未来潮流「"癒し"のゆくえ」

    NHK教育テレビ・1月25日

 文化人類学者・上田紀行さんが"癒し"についてレポートした。
 日本でも癒し(ヒーリング)ビジネスが盛んだという。その手の本も多く出版されている。ヒーリンググッズもいろいろある。心地の良いイスやベッドと映像(単なる光を使ったものもある)や音楽を使った機器が開発され、それらを使ったリラクゼーションルームのようなものが各地にできている。様々な講座、セミナー、道場、ワークショップなどもたくさんある。

 精神家医の香山リカさんは「テレビゲームにも"癒し"の効果があるのではないか」と言う。上田さんは「孤独をまぎらわしているだけではないか?」と問う。対して香山さんは「そのとおりだが、自分も含めて現実に救われた人がいる。私のところにはそこでしか救われない人たちが多い」と言う。

 アメリカではシャーマニズム研究が最近行なわれるようになった。
 インディアンに伝わる儀式や風習に含まれる"癒し"の効果を研究し、それを用いたヒーリングを行なっているレスリー・グレイさん。彼女のところには、弁護士やコンピューター・プログラマーといった人が多く訪れるという。しかし、グレイさんは言う。「物質と精神、どちらに片寄ってもいけない」。グレイさんのヒーリングを実際に体験した上田さんは「従来の欠陥をうめる癒しではなく、互いに力づけ合う癒しを感じた」と言った。
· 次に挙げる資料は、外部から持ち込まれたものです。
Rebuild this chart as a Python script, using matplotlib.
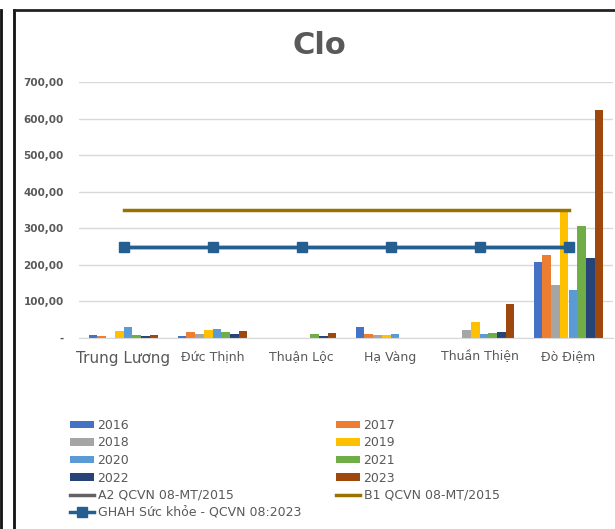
import numpy as np
import matplotlib.pyplot as plt
from matplotlib.lines import Line2D
from matplotlib.ticker import FuncFormatter

nan = np.nan

sites = ["Trung Lương", "Đức Thịnh", "Thuận Lộc", "Hạ Vàng", "Thuần Thiện", "Đò Điệm"]
years = ["2016", "2017", "2018", "2019", "2020", "2021", "2022", "2023"]

# Clo concentration per year, one value per site
clo_2016 = [7, 6, nan, 30, nan, 208]
clo_2017 = [5, 16, nan, 12, nan, 226]
clo_2018 = [nan, 11, nan, 9, 22, 145]
clo_2019 = [19, 22, nan, 9, 44, 345]
clo_2020 = [30, 24, nan, 12, 10, 131]
clo_2021 = [8, 16, 12, nan, 13, 306]
clo_2022 = [6, 11, 6, nan, 16, 218]
clo_2023 = [8, 19, 15, nan, 93, 623]

a2_limit = [250] * 6
b1_limit = [350] * 6
ghah_limit = [250] * 6

series = [clo_2016, clo_2017, clo_2018, clo_2019, clo_2020, clo_2021, clo_2022, clo_2023]
colors = ['#4472C4', '#ED7D31', '#A5A5A5', '#FFC000',
          '#5B9BD5', '#70AD47', '#264478', '#9E480E']

text_color = '#595959'

fig = plt.figure(figsize=(6.15, 5.29), dpi=100)
ax = fig.add_axes([79 / 615, 1 - 338 / 529, 534 / 615, 256 / 529])

x = np.arange(len(sites))
bar_w = 0.098
bars = []
for i, (vals, col) in enumerate(zip(series, colors)):
    b = ax.bar(x + (i - 3.5) * bar_w, vals, bar_w, color=col,
               label=years[i], zorder=2)
    bars.append(b)

a2, = ax.plot(x, a2_limit, color='#636363', linewidth=2.5, zorder=3,
              label='A2 QCVN 08-MT/2015')
b1, = ax.plot(x, b1_limit, color='#997300', linewidth=2.5, zorder=3,
              label='B1 QCVN 08-MT/2015')
gh, = ax.plot(x, ghah_limit, color='#255E91', linewidth=2.5, marker='s',
              markersize=7, zorder=4, label='GHAH Sức khỏe - QCVN 08:2023')

ax.set_xlim(-0.5, 5.5)
ax.set_ylim(0, 700)
ax.set_yticks(np.arange(0, 701, 100))


def fmt(v, pos):
    if v == 0:
        return '-'
    return f"{v:.2f}".replace('.', ',')


ax.yaxis.set_major_formatter(FuncFormatter(fmt))
ax.yaxis.grid(True, color='#D9D9D9', linewidth=1, zorder=0)
ax.set_axisbelow(True)
for s in ['top', 'right', 'left']:
    ax.spines[s].set_visible(False)
ax.spines['bottom'].set_color('#D9D9D9')
ax.tick_params(axis='both', length=0, colors=text_color)
ax.tick_params(axis='y', pad=11)
for lbl in ax.get_yticklabels():
    lbl.set_fontsize(7.5)
    lbl.set_fontweight('bold')

ax.set_xticks(x)
ax.set_xticklabels(sites)
for i, lbl in enumerate(ax.get_xticklabels()):
    lbl.set_fontsize(11 if i == 0 else 9)
ax.tick_params(axis='x', pad=9)

fig.text(0.52, 1 - 45 / 529, 'Clo', ha='center', va='center',
         fontsize=22, fontweight='bold', color=text_color)

# two legend columns placed separately
leg_kw = dict(loc='upper left', frameon=False, fontsize=9,
              labelcolor=text_color, handlelength=1.9, handleheight=0.55,
              handletextpad=0.3, labelspacing=0.36, borderaxespad=0)
left_h = [bars[0], bars[2], bars[4], bars[6], a2, gh]
right_h = [bars[1], bars[3], bars[5], bars[7], b1]
leg1 = fig.legend(left_h, [h.get_label() for h in left_h],
                  bbox_to_anchor=(65 / 615, 1 - 414 / 529), **leg_kw)
leg2 = fig.legend(right_h, [h.get_label() for h in right_h],
                  bbox_to_anchor=(331 / 615, 1 - 414 / 529), **leg_kw)

# outer frame lines
fig.add_artist(Line2D([1 / 615, 1 / 615], [0, 1 - 10 / 529], color='#111111', lw=2))
fig.add_artist(Line2D([14 / 615, 14 / 615], [0, 1 - 10 / 529], color='#111111', lw=2))
fig.add_artist(Line2D([14 / 615, 1], [1 - 10 / 529, 1 - 10 / 529], color='#222222', lw=2))

fig.savefig('out.png', dpi=100)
 作家の新井満さんは言う。「欠落感や心の傷(トラウマ)をなくすことはできない。一時的に忘れることはできても。逃げてはいけない。逃げるといつまでたっても追いかけてくる。対峙する[存在を自覚する]、友達になる[全面的に受け入れる]、お願いする[希望を言葉にする]のがいい」([]内は私の解釈)
さらに「心の傷(トラウマ)は人生の中では大きな出会い、美しいものとなる」

 "癒し"に必要なものは「愛」だと思う。私は「愛」とは「人を幸せにすること」と同等だと思っている。そして始めに必要な愛は自分に対する愛だと思う。それは自分を幸せにすることだ。そのためには自ら幸せになるように生きることだ。